除了風景,更可愛的是同胞。筆者在新疆碰見的少數民族,有在烏魯木齊大巴札工作的維吾爾族小姑娘——再奴熱木(意謂「照亮大地的光」,小熱木透過微信告訴筆者,她很喜歡這名字)、有在往塔什庫爾干途中驛站的柯爾克孜族的大學生阿麗耶,她趁暑假在那裡幫父母看店,9月22日便會回到伊寧師範大學升大二、有在八卦城特克斯吃早餐時碰到的哈薩克族老闆娘(特克斯是按宋末丘處機道長的想法,依八卦而見)、也有漢族的退役武警警官現為野外旅遊公司東主的吳總,與及忍受寂寞在沙漠公路上護林的王氏伉儷,他們是四川人,不遠千里來到大漠邊疆工作,目的是有份工作之餘,也靠近在庫爾勒的閨女一家;但說「靠近」也有450公里遠。當然,在新疆,450公里不算甚麼事。
另一印象是敢闖。筆者在伊寧入住了當地最美民宿———梵境民宿,其老闆娘來自東北長春,熱情好客,體貼入微。由長春到伊寧,走高速公路也要3000多公里,但老闆娘很開心在這裡經營民宿。她還介紹筆者若要到特克斯的琼庫什台鄉看山中美景,可以到她朋友開的彬也民宿。這民宿位處雲彬圍繞的山區,放眼望去,盡是青綠,羊馬悠然地吃草,配以黃昏的霞光,美得令人心醉。更令筆者稱奇的是這裡的老闆,竟是一位從前在深圳證券公司工作4年多,來自湖南的30出頭少女。一個女孩子因為這裡的景色及想體驗人生,便放棄證卷工作,一擲近百萬人民幣積蓄,在這道路不通(筆者的越野車顛簸了超過5公里)的山頂上租用了哈薩克族牧民的房子,把它改建成只有6間房的民宿;其毅力令連到大灣區工作也不願意的香港黃絲年輕人汗顏。
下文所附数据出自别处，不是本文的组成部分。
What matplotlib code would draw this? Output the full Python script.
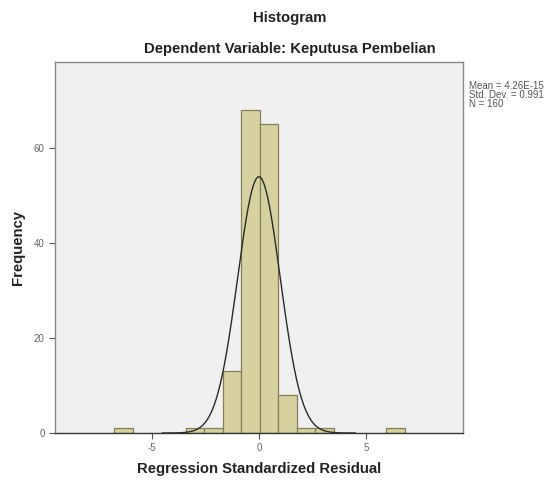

到新疆當然要造訪棉花田,10月才是收割季節,但9月便要噴灑除草劑,好讓10月時能用機器大量收割,既標準化又有效率。故西方傳媒說的「強迫勞動」、「血汗棉花」,根本是胡扯。在庫爾勒市南邊40多公里的尉犁棉花田,筆者見到維吾爾族30歲出頭的「飛手」,駕馭無人機在棉花田上噴灑農藥,遊刃有餘,從容不迫,且心情愉快,何來「強迫」?筆者又見到獲奬無數的新疆民營農業科技公司的員工,他們屬於公司研發部,正在協助另外2位年輕人去管理3000畝棉田(即除了2人外,其他只靠機器,不用人力)。其中一位1992年出生的小伙子來自湖南,由在石河子大學唸本科、研究生到工作,在新疆已逗留了11年。由湖南到新疆,不下萬里,但小伙子的行動告訴筆者他很喜歡新疆,他的人生在這裡更精彩(當然絕不是楊大狀那種「精彩」)。相對黃絲年輕人,叫他們待在內地11個小時也不自在,遑論在新疆待上11年。上述各位,有漢族、有維吾爾族、有哈薩克族、有柯爾克孜族他們在新疆努力工作,在烈日下流汗,但自食其力,自得其樂;他們敢闖敢幹的精神,令香港黃絲,瞠乎其後。
筆者有幸透過自駕擁抱祖國大地,更目睹一眾各族同胞如何在這廣袤的新疆自治區上打拼,令人生不荒涼。相對香港那些自高自大,以往出入馬會(最近被馬會除名了),自以為是精英的人;筆者遇到這些同胞,他們過的才是真正的精彩人生!